For those of us lucky enough to live in Big Island ranch country there is an anticipation that arrives with the end of February. It is more than just looking forward to a new month, and it is entirely different than, say, the feeling you get between July and August or October and November. It is a nature-based sense that things are about to get harsh. “March” and harsh” even sound a lot alike, and we all know that when people are on the “march” our comfort zones are going to get left behind!

In our little community, the coming of March means that the trade winds are going to remind us that one of their chief functions is tree-pruning, and they are not shy about it either. Before long the power of the North Pacific will be felt by all of us with the charging, heavy winds slamming the sea cliffs and racing up the deep valleys, erupting in towering plumes of spray and roiling clouds over the beaten ridges of the Kohala Mountains. The muscular winds will pound and shake the forests, forcing them to drop all but their hardiest limbs, and our trees will buck and bend under the assault. Soon we will be watching for branches on the highway, and the utility companies will once again wonder if they wouldn’t have been better off burying their ugly lines.

There is an Amy Grant song I always think of when the March winds begin to blow. In the song she is thinking of a saying that her father-in-law had about weather and farming. This is how it goes:

“But like your daddy said,
The same sun that melts the wax can harden clay,
And the same rain that drowns the rat will grow the hay,
And the mighty wind that knocks us down,
If we lean into it,
Will drive our fears away.”

That is the way Waimea people accept the winds and rain of March. At first it is annoying, and men have to re-shape their hats, while women re-think their choice of hair styles and skirts to wear. We all have to use our collars and learn to walk looking at the ground instead of straight ahead, but the results are good. Seat yourself in one of our coffee companies and watch as people pop in through swinging doors with rosy cheeks and bright smiles, loosening their jackets and drying off their glasses.

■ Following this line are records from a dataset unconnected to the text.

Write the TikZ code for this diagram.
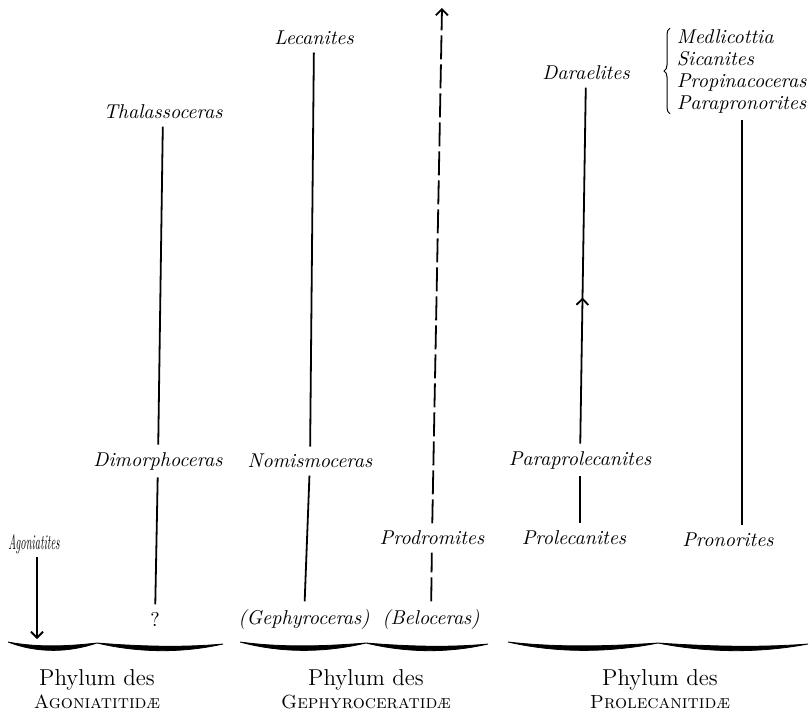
\documentclass[tikz,border=0pt]{standalone}
\usetikzlibrary{arrows.meta,decorations.pathreplacing,decorations.markings}

% thick printer's brace under each phylum: left end, tip, right end, height
\newcommand\phylumbrace[4]{%
  \filldraw[line width=0.4pt]
    (#1,#4-3) .. controls ({#1+0.35*(#2-#1)},#4+9) and ({#2-0.3*(#2-#1)},#4+7) .. (#2,#4-2)
    .. controls ({#2+0.3*(#3-#2)},#4+7) and ({#3-0.35*(#3-#2)},#4+9) .. (#3,#4-1)
    .. controls ({#3-0.35*(#3-#2)},#4+3) and ({#2+0.3*(#3-#2)},#4+1) .. (#2,#4-2)
    .. controls ({#2-0.3*(#2-#1)},#4+1) and ({#1+0.35*(#2-#1)},#4+3) .. (#1,#4-3) -- cycle;}

\begin{document}
\begin{tikzpicture}[x=0.5pt,y=-0.5pt,line width=0.9pt,
  >={Straight Barb[length=3pt,width=6pt]},
  taxon/.style={font=\itshape},
  phylum/.style={align=center,inner sep=1pt,font=\fontsize{11.5}{11.5}\selectfont}]
\useasboundingbox (0,0) rectangle (809,712);

% upper level
\node[taxon] (lec) at (314,38) {Lecanites};
\node[taxon] (tha) at (163,112) {Thalassoceras};
\node[taxon] (dar) at (586,73) {Daraelites};
\node[taxon,anchor=west,align=left,inner sep=3pt,font=\itshape\fontsize{10}{11}\selectfont] (medl) at (670,71)
  {Medlicottia\\Sicanites\\Propinacoceras\\Parapronorites};
\draw[line width=0.5pt,decorate,decoration={brace,amplitude=3pt}]
  ([yshift=3pt]medl.south west) -- ([yshift=-3pt]medl.north west);

% middle level
\node[taxon] (dim) at (158,461) {Dimorphoceras};
\node[taxon] (nom) at (310,461) {Nomismoceras};
\node[taxon] (parap) at (580,460) {Paraprolecanites};

\node[inner sep=1pt] (ago) at (34,544) {\fontsize{10.5}{10.5}\selectfont\scalebox{0.5}[1]{\itshape Agoniatites}};
\node[taxon] (prod) at (432,538) {Prodromites};
\node[taxon] (prol) at (574,538) {Prolecanites};
\node[taxon] (pron) at (728,540) {Pronorites};

% bottom level
\node (q) at (155,619) {?};
\node[taxon] (geph) at (304,619) {(Gephyroceras)};
\node[taxon] (bel) at (431,619) {(Beloceras)};

\coordinate (belTop) at (442,8);
\coordinate (agoEnd) at (37,639);

\draw (lec) -- (nom);
\draw (nom) -- (geph);
\draw (tha) -- (dim);
\draw (dim) -- (q);
\draw[dash pattern=on 12pt off 2.5pt] (bel) -- (prod);
\draw[->,dash pattern=on 12pt off 2.5pt] (prod) -- (belTop);
\draw[postaction={decorate,decoration={markings,mark=at position 0.41 with {\arrow{>}}}}]
  (parap) -- (dar);
\draw (parap.south) -- (parap.south |- prol.north);
\draw (medl.south) -- (medl.south |- pron.north);
\draw[->] (ago.south -| agoEnd) -- (agoEnd);

% the three phyla
\phylumbrace{8}{97}{223}{645}
\phylumbrace{240}{366}{488}{645}
\phylumbrace{508}{658}{808}{645}

\node[phylum] (phA) at (97,689) {Phylum des\\{\fontsize{9.5}{9.5}\selectfont\textsc{Agoniatitid\ae}}};
\node[phylum] (phG) at (366,689) {Phylum des\\{\fontsize{9.5}{9.5}\selectfont\textsc{Gephyroceratid\ae}}};
\node[phylum] (phP) at (660,689) {Phylum des\\{\fontsize{9.5}{9.5}\selectfont\textsc{Prolecanitid\ae}}};
\end{tikzpicture}
\end{document}
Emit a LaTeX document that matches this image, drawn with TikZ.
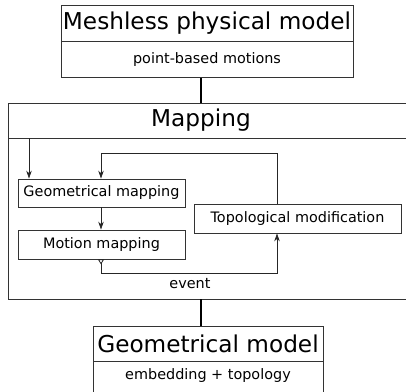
\documentclass[tikz,border=0pt]{standalone}
\usepackage{fontspec}
\setmainfont{DejaVu Sans}
\usetikzlibrary{arrows.meta,calc}
\definecolor{boxline}{HTML}{333333}
\tikzset{
  boxpart/.style={draw=boxline,line width=0.8pt,inner sep=0pt,anchor=center},
  bigtitle/.style={boxpart,font=\fontsize{23.2}{25}\selectfont},
  subtitle/.style={boxpart,font=\fontsize{14.4}{16}\selectfont},
  stepbox/.style={draw=boxline,line width=0.8pt,inner sep=0pt,font=\fontsize{14.4}{16}\selectfont,minimum width=167pt,minimum height=28pt},
  flow/.style={draw=black!85,line width=0.8pt,-{Stealth[length=8pt,width=5.5pt]}},
  link/.style={draw=black,line width=1.5pt}
}
\begin{document}
\begin{tikzpicture}[x=1pt,y=-1pt]
\useasboundingbox (0,0) rectangle (406,391);
% top box
\node[bigtitle,minimum width=292pt,minimum height=36pt] (mpm) at (207,23.5) {Meshless physical model};
\node[subtitle,minimum width=292pt,minimum height=36pt] (mpmsub) at (207,59.5) {point-based motions};
% mapping box
\coordinate (mtl) at (8,103);
\coordinate (mtr) at (406,103);
\coordinate (mdl) at (8,138);
\coordinate (mdr) at (406,138);
\coordinate (mbl) at (8,299);
\coordinate (mbr) at (406,299);
\draw[boxline,line width=0.8pt] (mtr) -- (mtl) -- (mbl) -- (mbr);
\draw[boxline,line width=0.8pt] (mdl) -- (mdr);
\node[font=\fontsize{23.2}{25}\selectfont] (map) at (201,120) {Mapping};
% inner boxes
\node[stepbox] (geo) at (101.5,193) {Geometrical mapping};
\node[stepbox,minimum height=29pt] (mot) at (101.5,244.5) {Motion mapping};
\node[stepbox,minimum width=207pt,minimum height=29pt] (topo) at (297.5,218.5) {Topological modification};
% flows
\coordinate (inl) at (29,138);
\draw[flow] (inl) -- (inl |- geo.north);
\coordinate (loopR) at (277,153);
\coordinate (loopL) at (101,153);
\draw[flow] (loopR |- topo.north) -- (loopR) -- (loopL) -- (loopL |- geo.north);
\draw[flow] (geo.south -| loopL) -- (mot.north -| loopL);
\coordinate (evL) at (101,273);
\coordinate (evR) at (277,273);
\draw[draw=black!85,line width=0.8pt,{Triangle[open,reversed,length=5pt,width=6pt]}-{Stealth[length=8pt,width=5.5pt]}] (mot.south -| evL) -- (evL) -- (evR) -- (evR |- topo.south);
\node[font=\fontsize{14.4}{16}\selectfont] (ev) at (190,284) {event};
% bottom box
\node[bigtitle,minimum width=230pt,minimum height=35pt] (gm) at (208,343.5) {Geometrical model};
\coordinate (gbl) at (93,361);
\coordinate (gbr) at (323,361);
\coordinate (gel) at (93,392);
\coordinate (ger) at (323,392);
\draw[boxline,line width=0.8pt] (gbl) -- (gel) (gbr) -- (ger);
\node[font=\fontsize{14.4}{16}\selectfont] (gmsub) at (208,376) {embedding + topology};
% links
\draw[link] (mpmsub.south -| map) -- (mtl -| map);
\draw[link] (mbl -| map) -- (gm.north -| map);
\end{tikzpicture}
\end{document}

Just make sure that you park your car nose into the wind, so that you don’t make door dings in the parking lots!

Our March wind also insists that we appreciate the very ground we walk upon as we plod forward, shaken like the trees around us. We pass carefully over the land we love while the scents of molasses grass and eucalyptus perfume the air. Many Waimea ancestors lie below us while the rushing air lifts our spirits into the sky, where our dreams run free. It is exhilarating, and we are reminded that the Hawaiians of old valued the strength that came from surviving these same winds. We harden ourselves like the spears of the warriors who once roared and ran in these highlands. We rejoice in the coming of the spring rains to the hills as Waimea’s grandfathers and their grandfathers once did on horseback, riding dark saddles made shiny with the rain, while the cows above the village moaned softly to their newborn calves, and the eastern sky over Makahalau bloomed with stars at day’s end. The amber and wine colors of summer sundowns glow in our fireplaces as smoke weaves into the March wind above our roof tops.

Waimea people are sturdy people not given much to fussing and more likely to feel blessed by the gift of a new year than being irritated by losing a hat in the wind. March is upon us, starting today, and the new season of growth can be seen all around us. Slow your steps, walk on an errand you might normally drive to do, and enjoy this most beautiful place we call home.